Um balanço preliminar do material revela que houve um aumento dos casos de redução à condição análoga à de escravo nos últimos anos. Dos 170 casos diretamente relacionados a “trabalho escravo” ou “escravidão” presentes no acervo, 81 deles aconteceram entre 2006 e 2010. Uma das razões para maior incidência de casos no período pode ser o aumento de uma sensibilidade social em relação ao tema. Mas o estudo mostra que a própria definição de trabalho escravo ainda é um assunto nebuloso para muitos dos agentes públicos que estão envolvidos no combate a essas práticas.

“A mudança dos termos do artigo 149 do Código Penal realizada em 2003 é um marco importante, pois tornou mais fácil identificar o trabalho escravo, definindo-o de modo mais claro.
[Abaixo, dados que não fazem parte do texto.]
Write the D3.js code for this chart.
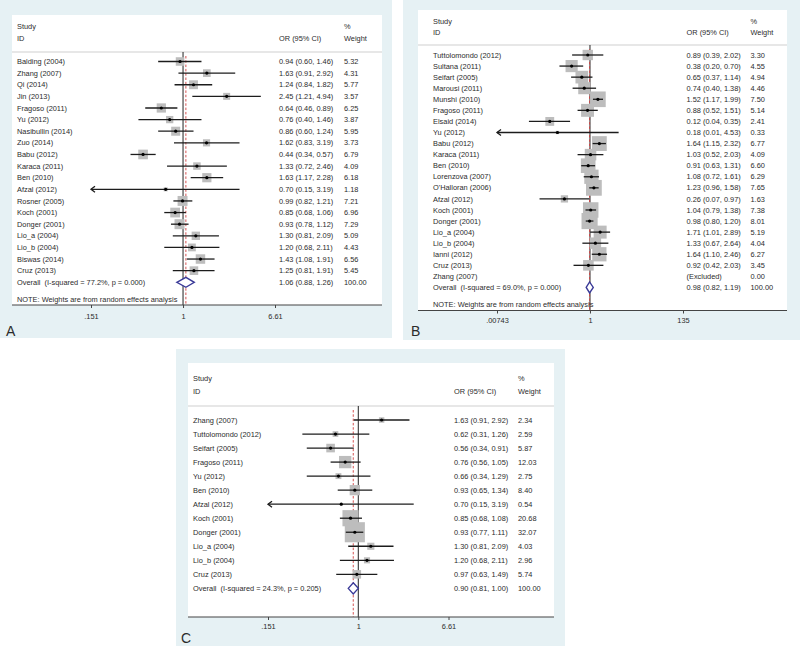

Mas o que podemos observar – mesmo numa análise preliminar – é que o tema é controverso. Nem sempre as denúncias chegam ao final constatando essas práticas e vice-versa. Ou seja: há um debate sobre o que é ou não trabalho escravo. É preciso contar com séries documentais definidas para que estudos mais profundos sobre essa triste realidade das relações trabalhistas no Brasil possam ser feitos. Para além da produção de conhecimento, isso é importante para a elaboração de políticas públicas de combate a essa prática”, aponta a pesquisadora.

Salvo da destruição –Apesar da importância, todo o material que compõe o “Acervo MPT15” correu o risco de desaparecer. Não por negligência ou tragédia, como foi o caso do incêndio do Museu Nacional do Rio de Janeiro, mas com o consentimento da própria legislação. A lei 7.627, de 10 de novembro de 1987, autoriza as instituições trabalhistas a eliminar “por incineração, destruição mecânica ou por outro meio adequado, de autos findos há mais de cinco anos, contado o prazo da data do arquivamento do processo”. Seguindo a mesma diretriz, a legislação brasileira sobre arquivos também permite a eliminação de documentos. A prática é comum e disseminada pelo país, muitas vezes sem que uma análise mais cuidadosa da eventual importância histórica seja realizada.

Esse acervo só foi preservado graças à suspensão de editais de eliminação de documentos determinado pela Chefia Regional do MPT Campinas e ao investimento acadêmico de pesquisadores da Unicamp, que conseguiram financiamento público para a digitalização e organizaram uma equipe de bolsistas para descrever essa documentação. Hoje os originais são mantidos pelo MPT e o AEL é o depositário das cópias digitais que podem ser consultadas pelos pesquisadores. Com o lançamento do site, seus organizadores esperam que outras instituições públicas também sigam o exemplo.

“A digitalização de material textual é um bom recurso auxiliar no acesso e na preservação da informação dos documentos. Não é o único nem pode substituir completamente sua preservação física, pois tem falhas e demanda atualizações e sistemas de gerenciamento que algumas vezes são caros – mais caros até do que guardar os documentos em papel. A legislação sobre arquivos no Brasil é boa, mas a política de preservação dos acervos arquivísticos é precária e sua aplicação altamente deficitária”, conclui Lara.